Of course, and the mass defines its Schwarzschild radius as well. So I will try go ahead and calculate it, it does not seem too difficult a task. Thanks for the big help.

15. Nov 5, 2015

### bcrowell

Staff Emeritus
We can't say that there is "really" that much space inside. The paper makes a somewhat arbitrary definition of the volume. It's not the only possible definition.

The proper time to reach the singularity is quite short -- on the order of r/c, where r is the radius of the event horizon.

16. Nov 6, 2015

### martinbn

A space-like geodesic doesn't minimize or maximize the space-time interval, but if you restrict to a space-like hypersurface, which will have a definite metric, there should be a maximal one i.e. one with maximal length where by length one means the length from the induced metric. (Of course I am vague here. If you consider curves on a non-compact subset, say missing points, there need not be a maximal length.)

17. Nov 6, 2015

### Smattering

O.k. I understand that. But do you have an idea what the authors mean by the following quote:

Why does matter have "newer and newer space" to fall into? And how can it be that the time to reach the singularity stays in the order of r/c if matter has newer and newer space to fall into?

18. Nov 6, 2015

### martinbn

For the first one because space-time is dynamic so space changes with time. For the second, because the singularity is like a moment of time, no matter how much new space you get Sunday is coming in two days.

19. Nov 6, 2015

### Smattering

I can understand that in the sense that mass bends space-time and the curvature of space-time changes the movement of masses which results in yet a different curvature of space-time and so on ...

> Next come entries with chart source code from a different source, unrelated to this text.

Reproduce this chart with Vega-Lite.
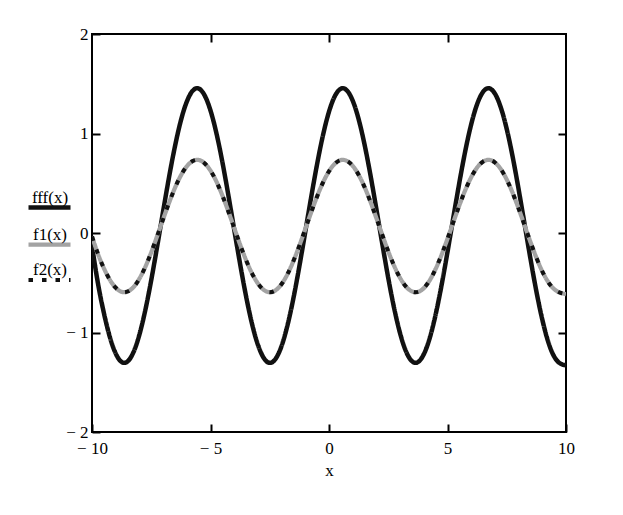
{
  "$schema": "https://vega.github.io/schema/vega-lite/v6.json",
  "width": 474,
  "height": 398,
  "autosize": {"type": "none"},
  "padding": {"left": 92, "top": 34, "right": 57, "bottom": 83},
  "background": "white",
  "config": {
    "view": {"stroke": "black", "strokeWidth": 2},
    "axis": {
      "grid": false,
      "domain": false,
      "labelFont": "Liberation Serif",
      "titleFont": "Liberation Serif",
      "labelColor": "black",
      "titleColor": "black",
      "tickColor": "black",
      "tickWidth": 2,
      "labelFontSize": 17,
      "titleFontSize": 17,
      "titleFontWeight": "normal",
      "labelOverlap": false,
      "labelFlush": false
    }
  },
  "data": {
    "values": [
      {"x": -10, "fff": -0.13, "f1": -0.035, "f2": -0.035},
      {"x": -9.75, "fff": -0.504, "f1": -0.209, "f2": -0.209},
      {"x": -9.5, "fff": -0.802, "f1": -0.353, "f2": -0.353},
      {"x": -9.25, "fff": -1.043, "f1": -0.469, "f2": -0.469},
      {"x": -9, "fff": -1.211, "f1": -0.55, "f2": -0.55},
      {"x": -8.75, "fff": -1.296, "f1": -0.591, "f2": -0.591},
      {"x": -8.5, "fff": -1.291, "f1": -0.588, "f2": -0.588},
      {"x": -8.25, "fff": -1.198, "f1": -0.544, "f2": -0.544},
      {"x": -8, "fff": -1.022, "f1": -0.459, "f2": -0.459},
      {"x": -7.75, "fff": -0.775, "f1": -0.34, "f2": -0.34},
      {"x": -7.5, "fff": -0.473, "f1": -0.194, "f2": -0.194},
      {"x": -7.25, "fff": -0.135, "f1": -0.031, "f2": -0.031},
      {"x": -7, "fff": 0.217, "f1": 0.138, "f2": 0.138},
      {"x": -6.75, "fff": 0.56, "f1": 0.303, "f2": 0.303},
      {"x": -6.5, "fff": 0.87, "f1": 0.453, "f2": 0.453},
      {"x": -6.25, "fff": 1.13, "f1": 0.578, "f2": 0.578},
      {"x": -6, "fff": 1.32, "f1": 0.67, "f2": 0.67},
      {"x": -5.75, "fff": 1.43, "f1": 0.723, "f2": 0.723},
      {"x": -5.5, "fff": 1.452, "f1": 0.734, "f2": 0.734},
      {"x": -5.25, "fff": 1.384, "f1": 0.701, "f2": 0.701},
      {"x": -5, "fff": 1.231, "f1": 0.627, "f2": 0.627},
      {"x": -4.75, "fff": 1.003, "f1": 0.517, "f2": 0.517},
      {"x": -4.5, "fff": 0.715, "f1": 0.378, "f2": 0.378},
      {"x": -4.25, "fff": 0.385, "f1": 0.219, "f2": 0.219},
      {"x": -4, "fff": 0.035, "f1": 0.051, "f2": 0.051},
      {"x": -3.75, "fff": -0.312, "f1": -0.117, "f2": -0.117},
      {"x": -3.5, "fff": -0.635, "f1": -0.272, "f2": -0.272},
      {"x": -3.25, "fff": -0.911, "f1": -0.405, "f2": -0.405},
      {"x": -3, "fff": -1.123, "f1": -0.507, "f2": -0.507},
      {"x": -2.75, "fff": -1.257, "f1": -0.572, "f2": -0.572},
      {"x": -2.5, "fff": -1.305, "f1": -0.595, "f2": -0.595},
      {"x": -2.25, "fff": -1.263, "f1": -0.575, "f2": -0.575},
      {"x": -2, "fff": -1.134, "f1": -0.513, "f2": -0.513},
      {"x": -1.75, "fff": -0.926, "f1": -0.413, "f2": -0.413},
      {"x": -1.5, "fff": -0.654, "f1": -0.281, "f2": -0.281},
      {"x": -1.25, "fff": -0.334, "f1": -0.127, "f2": -0.127},
      {"x": -1, "fff": 0.013, "f1": 0.04, "f2": 0.04},
      {"x": -0.75, "fff": 0.363, "f1": 0.209, "f2": 0.209},
      {"x": -0.5, "fff": 0.695, "f1": 0.369, "f2": 0.369},
      {"x": -0.25, "fff": 0.987, "f1": 0.509, "f2": 0.509},
      {"x": 0, "fff": 1.219, "f1": 0.621, "f2": 0.621},
      {"x": 0.25, "fff": 1.377, "f1": 0.697, "f2": 0.697},
      {"x": 0.5, "fff": 1.45, "f1": 0.733, "f2": 0.733},
      {"x": 0.75, "fff": 1.434, "f1": 0.725, "f2": 0.725},
      {"x": 1, "fff": 1.33, "f1": 0.675, "f2": 0.675},
      {"x": 1.25, "fff": 1.144, "f1": 0.585, "f2": 0.585},
      {"x": 1.5, "fff": 0.889, "f1": 0.462, "f2": 0.462},
      {"x": 1.75, "fff": 0.581, "f1": 0.314, "f2": 0.314},
      {"x": 2, "fff": 0.239, "f1": 0.149, "f2": 0.149},
      {"x": 2.25, "fff": -0.112, "f1": -0.02, "f2": -0.02},
      {"x": 2.5, "fff": -0.452, "f1": -0.184, "f2": -0.184},
      {"x": 2.75, "fff": -0.757, "f1": -0.331, "f2": -0.331},
      {"x": 3, "fff": -1.009, "f1": -0.452, "f2": -0.452},
      {"x": 3.25, "fff": -1.19, "f1": -0.539, "f2": -0.539},
      {"x": 3.5, "fff": -1.288, "f1": -0.587, "f2": -0.587},
      {"x": 3.75, "fff": -1.298, "f1": -0.592, "f2": -0.592},
      {"x": 4, "fff": -1.219, "f1": -0.554, "f2": -0.554},
      {"x": 4.25, "fff": -1.056, "f1": -0.475, "f2": -0.475},
      {"x": 4.5, "fff": -0.819, "f1": -0.361, "f2": -0.361},
      {"x": 4.75, "fff": -0.524, "f1": -0.219, "f2": -0.219},
      {"x": 5, "fff": -0.191, "f1": -0.058, "f2": -0.058},
      {"x": 5.25, "fff": 0.161, "f1": 0.111, "f2": 0.111},
      {"x": 5.5, "fff": 0.506, "f1": 0.278, "f2": 0.278},
      {"x": 5.75, "fff": 0.824, "f1": 0.431, "f2": 0.431},
      {"x": 6, "fff": 1.092, "f1": 0.56, "f2": 0.56},
      {"x": 6.25, "fff": 1.295, "f1": 0.658, "f2": 0.658},
      {"x": 6.5, "fff": 1.418, "f1": 0.717, "f2": 0.717},
      {"x": 6.75, "fff": 1.455, "f1": 0.735, "f2": 0.735},
      {"x": 7, "fff": 1.401, "f1": 0.709, "f2": 0.709},
      {"x": 7.25, "fff": 1.261, "f1": 0.642, "f2": 0.642},
      {"x": 7.5, "fff": 1.044, "f1": 0.537, "f2": 0.537},
      {"x": 7.75, "fff": 0.765, "f1": 0.402, "f2": 0.402},
      {"x": 8, "fff": 0.44, "f1": 0.246, "f2": 0.246},
      {"x": 8.25, "fff": 0.092, "f1": 0.078, "f2": 0.078},
      {"x": 8.5, "fff": -0.258, "f1": -0.09, "f2": -0.09},
      {"x": 8.75, "fff": -0.586, "f1": -0.248, "f2": -0.248},
      {"x": 9, "fff": -0.87, "f1": -0.386, "f2": -0.386},
      {"x": 9.25, "fff": -1.094, "f1": -0.493, "f2": -0.493},
      {"x": 9.5, "fff": -1.241, "f1": -0.564, "f2": -0.564},
      {"x": 9.75, "fff": -1.31, "f1": -0.6, "f2": -0.6},
      {"x": 10, "fff": -1.33, "f1": -0.615, "f2": -0.615}
    ]
  },
  "transform": [{"fold": ["fff", "f1", "f2"], "as": ["key", "val"]}],
  "layer": [
    {
      "mark": {"type": "line", "interpolate": "natural", "clip": true},
      "encoding": {
        "x": {
          "field": "x",
          "type": "quantitative",
          "scale": {"domain": [-10, 10], "nice": false, "zero": false},
          "axis": {
            "orient": "bottom",
            "values": [-10, -5, 0, 5, 10],
            "labelExpr": "datum.value < 0 ? '− ' + abs(datum.value) : datum.label",
            "tickSize": -8,
            "labelPadding": 16,
            "title": "x",
            "titlePadding": 6
          }
        },
        "y": {
          "field": "val",
          "type": "quantitative",
          "scale": {"domain": [-2, 2], "nice": false, "zero": false},
          "axis": {
            "orient": "left",
            "values": [-2, -1, 0, 1, 2],
            "labelExpr": "datum.value < 0 ? '− ' + abs(datum.value) : datum.label",
            "tickSize": -8,
            "labelPadding": 12,
            "title": null
          }
        },
        "color": {
          "field": "key",
          "type": "nominal",
          "scale": {"domain": ["fff", "f1", "f2"], "range": ["#111111", "#a3a3a3", "#111111"]},
          "legend": {
            "title": null,
            "orient": "none",
            "legendX": -66,
            "legendY": 150,
            "padding": 0,
            "symbolType": "stroke",
            "symbolSize": 1764,
            "symbolStrokeWidth": 4.5,
            "labelFont": "Liberation Serif",
            "labelFontSize": 17,
            "labelColor": "black",
            "labelAlign": "center",
            "labelBaseline": "line-bottom",
            "labelOffset": -23,
            "rowPadding": 4,
            "labelExpr": "datum.label + '(x)'"
          }
        },
        "strokeDash": {
          "field": "key",
          "type": "nominal",
          "scale": {"domain": ["fff", "f1", "f2"], "range": [[1, 0], [1, 0], [4.5, 9]]},
          "legend": {
            "title": null,
            "orient": "none",
            "legendX": -66,
            "legendY": 150,
            "padding": 0,
            "symbolType": "stroke",
            "symbolSize": 1764,
            "symbolStrokeWidth": 4.5,
            "labelFont": "Liberation Serif",
            "labelFontSize": 17,
            "labelColor": "black",
            "labelAlign": "center",
            "labelBaseline": "line-bottom",
            "labelOffset": -23,
            "rowPadding": 4,
            "labelExpr": "datum.label + '(x)'"
          }
        },
        "strokeWidth": {
          "field": "key",
          "type": "ordinal",
          "scale": {"domain": ["fff", "f1", "f2"], "range": [4.5, 4, 5]},
          "legend": null
        }
      }
    },
    {
      "mark": {"type": "line", "opacity": 0},
      "encoding": {
        "x": {
          "field": "x",
          "type": "quantitative",
          "axis": {"orient": "top", "values": [-5, 0, 5], "labels": false, "title": null, "tickSize": -8}
        },
        "y": {
          "field": "val",
          "type": "quantitative",
          "axis": {"orient": "right", "values": [-1, 0, 1], "labels": false, "title": null, "tickSize": -8}
        }
      }
    }
  ],
  "resolve": {"axis": {"x": "independent", "y": "independent"}}
}
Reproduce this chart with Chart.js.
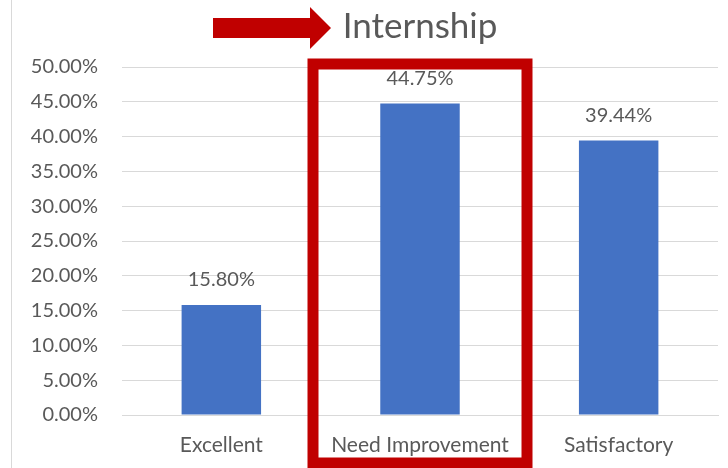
<!DOCTYPE html>
<html>
<head>
<meta charset="utf-8">
<title>Internship</title>
<script src="https://cdn.jsdelivr.net/npm/chart.js@4.4.0/dist/chart.umd.min.js"></script>
<style>
  html, body { margin: 0; padding: 0; background: #fff; }
  #wrap { width: 728px; height: 468px; }
</style>
</head>
<body>
<div id="wrap"><canvas id="chart" width="728" height="468"></canvas></div>
<script>
// data
const categories = ['Excellent', 'Need Improvement', 'Satisfactory']
const shares = [15.80, 44.75, 39.44]
const yMin = 0
const yMax = 50
const yStep = 5

const titleText = 'Internship'
const textGray = '#595959'
const gridGray = '#d9d9d9'
const barBlue = '#4472C4'
const markRed = '#C00000'

function pct(v){
    return v.toFixed(2) + '%'
}

// excel style extras: title over the plot, value labels, the red arrow + box
let extras = {
    id: 'extras',
    beforeDraw: function(chart){
        let ctx = chart.ctx
        ctx.save()
        ctx.strokeStyle = gridGray
        ctx.lineWidth = 1
        ctx.beginPath()
        ctx.moveTo(11.5, 0)
        ctx.lineTo(11.5, chart.height)
        ctx.stroke()
        ctx.restore()
    },
    afterDatasetsDraw: function(chart){
        let ctx = chart.ctx
        let meta = chart.getDatasetMeta(0)
        ctx.save()
        ctx.fillStyle = textGray
        ctx.font = '20px Lato'
        ctx.textAlign = 'center'
        ctx.textBaseline = 'middle'
        meta.data.forEach(function(bar, i){
            ctx.fillText(pct(shares[i]), bar.x, bar.y - 25)
        })
        ctx.restore()
    },
    afterDraw: function(chart){
        let ctx = chart.ctx
        let area = chart.chartArea
        let xs = chart.scales.x
        ctx.save()

        // title centred over the plot area
        ctx.fillStyle = textGray
        ctx.font = '35px Lato'
        ctx.textAlign = 'center'
        ctx.textBaseline = 'middle'
        ctx.fillText(titleText, (area.left + area.right) / 2, 27)

        // arrow pointing at the title
        ctx.fillStyle = markRed
        ctx.fillRect(213, 18, 98, 20)
        ctx.beginPath()
        ctx.moveTo(310, 7)
        ctx.lineTo(331, 28)
        ctx.lineTo(310, 49)
        ctx.closePath()
        ctx.fill()

        // box round the middle category
        let cx = xs.getPixelForValue(1)
        ctx.strokeStyle = markRed
        ctx.lineWidth = 11
        ctx.strokeRect(cx - 107, 64, 214, 399)
        ctx.restore()
    }
}

let ctx = document.getElementById('chart').getContext('2d')

var internshipChart = new Chart(ctx, {
    type: 'bar',
    data: {
        labels: categories,
        datasets: [
            {
                data: shares,
                backgroundColor: barBlue,
                borderWidth: 0,
                categoryPercentage: 1,
                barPercentage: 0.4
            }
        ]
    },
    options: {
        responsive: false,
        animation: false,
        layout: {
            padding: { top: 67, right: 10, bottom: 0, left: 0 }
        },
        plugins: {
            legend: { display: false },
            title: { display: false },
            tooltip: { enabled: false }
        },
        scales: {
            x: {
                grid: { display: false },
                border: { color: gridGray },
                ticks: {
                    color: textGray,
                    font: { family: 'Lato', size: 21 },
                    padding: 10
                },
                afterFit: function(s){ s.height = 53 }
            },
            y: {
                min: yMin,
                max: yMax,
                border: { display: false },
                grid: { color: gridGray, drawTicks: false },
                ticks: {
                    stepSize: yStep,
                    color: textGray,
                    font: { family: 'Lato', size: 20 },
                    padding: 24,
                    callback: function(v){ return pct(v) }
                },
                afterFit: function(s){ s.width = 122 }
            }
        }
    },
    plugins: [extras]
})
</script>
</body>
</html>
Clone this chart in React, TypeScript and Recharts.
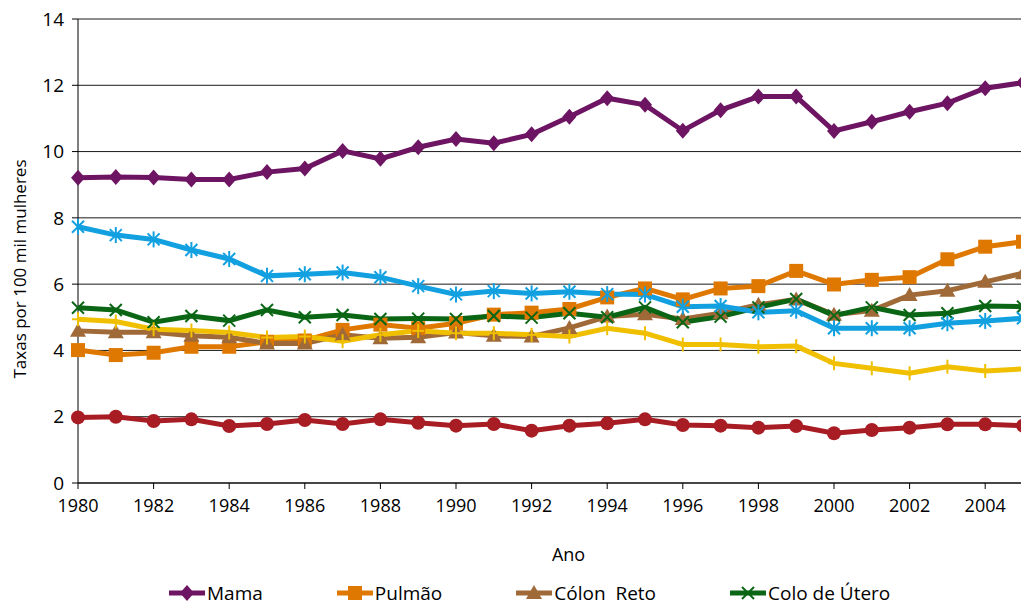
import React from 'react';
import { LineChart, Line, XAxis, YAxis, CartesianGrid, Label } from 'recharts';

const anos = [1980, 1981, 1982, 1983, 1984, 1985, 1986, 1987, 1988, 1989, 1990, 1991, 1992,
  1993, 1994, 1995, 1996, 1997, 1998, 1999, 2000, 2001, 2002, 2003, 2004, 2005];

const mama = [9.21, 9.23, 9.22, 9.16, 9.16, 9.38, 9.49, 10.02, 9.78, 10.13, 10.38, 10.25, 10.52,
  11.05, 11.61, 11.41, 10.63, 11.25, 11.66, 11.66, 10.62, 10.9, 11.2, 11.46, 11.91, 12.08];
const pulmao = [4.01, 3.86, 3.93, 4.11, 4.11, 4.26, 4.3, 4.62, 4.78, 4.67, 4.82, 5.08, 5.14,
  5.25, 5.6, 5.87, 5.54, 5.87, 5.94, 6.4, 5.99, 6.13, 6.21, 6.75, 7.13, 7.28];
const colonReto = [4.59, 4.55, 4.55, 4.44, 4.4, 4.21, 4.21, 4.47, 4.37, 4.4, 4.54, 4.44, 4.42,
  4.68, 5.02, 5.09, 4.95, 5.12, 5.38, 5.54, 5.08, 5.2, 5.67, 5.8, 6.07, 6.33];
const coloUtero = [5.29, 5.22, 4.85, 5.04, 4.9, 5.22, 5.0, 5.07, 4.95, 4.96, 4.95, 5.04, 4.99,
  5.12, 5.0, 5.3, 4.85, 5.02, 5.3, 5.55, 5.05, 5.3, 5.07, 5.12, 5.34, 5.32];
const estomago = [7.73, 7.48, 7.35, 7.03, 6.76, 6.25, 6.3, 6.35, 6.21, 5.94, 5.69, 5.79, 5.72,
  5.77, 5.7, 5.69, 5.32, 5.34, 5.15, 5.2, 4.67, 4.67, 4.67, 4.82, 4.89, 4.97];
const uteroSoe = [4.94, 4.87, 4.64, 4.6, 4.54, 4.39, 4.42, 4.28, 4.47, 4.59, 4.52, 4.52, 4.47,
  4.42, 4.67, 4.52, 4.18, 4.18, 4.11, 4.13, 3.61, 3.46, 3.31, 3.51, 3.38, 3.44];
const esofago = [1.98, 2.0, 1.87, 1.92, 1.72, 1.78, 1.9, 1.78, 1.92, 1.82, 1.73, 1.78, 1.58,
  1.73, 1.8, 1.92, 1.75, 1.73, 1.67, 1.72, 1.5, 1.6, 1.67, 1.77, 1.77, 1.73];

const xTicks = [1980, 1982, 1984, 1986, 1988, 1990, 1992, 1994, 1996, 1998, 2000, 2002, 2004];
const yTicks = [0, 2, 4, 6, 8, 10, 12, 14];

const data = anos.map((ano, i) => ({
  ano,
  mama: mama[i],
  pulmao: pulmao[i],
  colonReto: colonReto[i],
  coloUtero: coloUtero[i],
  estomago: estomago[i],
  uteroSoe: uteroSoe[i],
  esofago: esofago[i],
}));

type Shape = 'diamond' | 'square' | 'triangle' | 'x' | 'star' | 'plus' | 'circle';

const series: { key: string; name: string; color: string; shape: Shape; legend: boolean }[] = [
  { key: 'mama', name: 'Mama', color: '#6d1562', shape: 'diamond', legend: true },
  { key: 'pulmao', name: 'Pulmão', color: '#df7800', shape: 'square', legend: true },
  { key: 'colonReto', name: 'Cólon  Reto', color: '#a06a38', shape: 'triangle', legend: true },
  { key: 'coloUtero', name: 'Colo de Útero', color: '#0a6614', shape: 'x', legend: true },
  { key: 'estomago', name: 'Estômago', color: '#12a0e0', shape: 'star', legend: false },
  { key: 'uteroSoe', name: 'Útero SOE', color: '#f0c000', shape: 'plus', legend: false },
  { key: 'esofago', name: 'Esôfago', color: '#a81c24', shape: 'circle', legend: false },
];

const Marker = ({ shape, cx, cy, color }: { shape: Shape; cx: number; cy: number; color: string }) => {
  switch (shape) {
    case 'diamond':
      return <polygon points={`${cx},${cy - 8} ${cx + 7},${cy} ${cx},${cy + 8} ${cx - 7},${cy}`} fill={color} />;
    case 'square':
      return <rect x={cx - 7} y={cy - 7} width={14} height={14} fill={color} />;
    case 'triangle':
      return <polygon points={`${cx},${cy - 8} ${cx + 8},${cy + 6} ${cx - 8},${cy + 6}`} fill={color} />;
    case 'x':
      return (
        <g stroke={color} strokeWidth={2}>
          <line x1={cx - 6} y1={cy - 6} x2={cx + 6} y2={cy + 6} />
          <line x1={cx - 6} y1={cy + 6} x2={cx + 6} y2={cy - 6} />
        </g>
      );
    case 'star':
      return (
        <g stroke={color} strokeWidth={2}>
          <line x1={cx - 6} y1={cy - 6} x2={cx + 6} y2={cy + 6} />
          <line x1={cx - 6} y1={cy + 6} x2={cx + 6} y2={cy - 6} />
          <line x1={cx} y1={cy - 8} x2={cx} y2={cy + 8} />
        </g>
      );
    case 'plus':
      return (
        <g stroke={color} strokeWidth={2}>
          <line x1={cx} y1={cy - 7} x2={cx} y2={cy + 7} />
          <line x1={cx - 6} y1={cy} x2={cx + 6} y2={cy} />
        </g>
      );
    default:
      return <circle cx={cx} cy={cy} r={7} fill={color} />;
  }
};

const font = '"Open Sans", sans-serif';

const LegendBox = () => (
  <div
    style={{
      position: 'absolute',
      top: 575,
      left: 159,
      display: 'flex',
      gap: 72,
      fontFamily: font,
      fontSize: 19,
      lineHeight: '20px',
      color: '#000',
      whiteSpace: 'pre',
    }}
  >
    {series.filter((s) => s.legend).map((s) => (
      <div key={s.key} style={{ display: 'flex', alignItems: 'center', height: 20 }}>
        <svg width={40} height={20}>
          <line x1={2} y1={10} x2={38} y2={10} stroke={s.color} strokeWidth={5} />
          <Marker shape={s.shape} cx={20} cy={10} color={s.color} />
        </svg>
        <span>{s.name}</span>
      </div>
    ))}
  </div>
);

export default function App() {
  return (
    <div style={{ position: 'relative', width: 1021, height: 596 }}>
      <div style={{ position: 'absolute', top: -8, left: 0 }}>
        <LineChart
          width={1021}
          height={568}
          data={data}
          margin={{ top: 19, right: 6, left: 20, bottom: 45 }}
        >
          <CartesianGrid vertical={false} stroke="#1a1a1a" strokeWidth={1} />
          <XAxis
            dataKey="ano"
            type="number"
            domain={[1980, 2005]}
            ticks={xTicks}
            interval={0}
            height={40}
            stroke="#000"
            tickSize={6}
            tickMargin={10}
            tick={{ fontSize: 18, fill: '#000', fontFamily: font }}
          >
            <Label
              value="Ano"
              position="bottom"
              offset={25}
              dx={18}
              style={{ fontSize: 18, fill: '#000', fontFamily: font }}
            />
          </XAxis>
          <YAxis
            domain={[0, 14]}
            ticks={yTicks}
            width={50}
            stroke="#000"
            tickSize={6}
            tickMargin={8}
            tick={{ fontSize: 19, fill: '#000', fontFamily: font }}
          >
            <Label
              value="Taxas por 100 mil mulheres"
              angle={-90}
              position="insideLeft"
              offset={-8}
              dy={18}
              style={{ fontSize: 17, fill: '#000', fontFamily: font, textAnchor: 'middle' }}
            />
          </YAxis>
          {series.map((s) => (
            <Line
              key={s.key}
              dataKey={s.key}
              name={s.name}
              stroke={s.color}
              strokeWidth={5}
              isAnimationActive={false}
              dot={(p: any) => (
                <Marker key={`${s.key}-${p.index}`} shape={s.shape} cx={p.cx} cy={p.cy} color={s.color} />
              )}
              activeDot={false}
            />
          ))}
        </LineChart>
      </div>
      <LegendBox />
    </div>
  );
}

But on the other hand, I would have thought that a singularity has already maximum density so that there cannot be any further movement of masses--at least not in the Schwarzschild case where the singularity is located in a vacuum. And if the distribution of mass (or energy) stays constant, why does the curvature of space-time keep changing?

But isn't the singularity also like a location in space?

Best regards,
Robert

20. Nov 6, 2015

### Staff: Mentor

No. The singularity is spacelike, not timelike. A "location in space" would be described by a timelike curve in spacetime.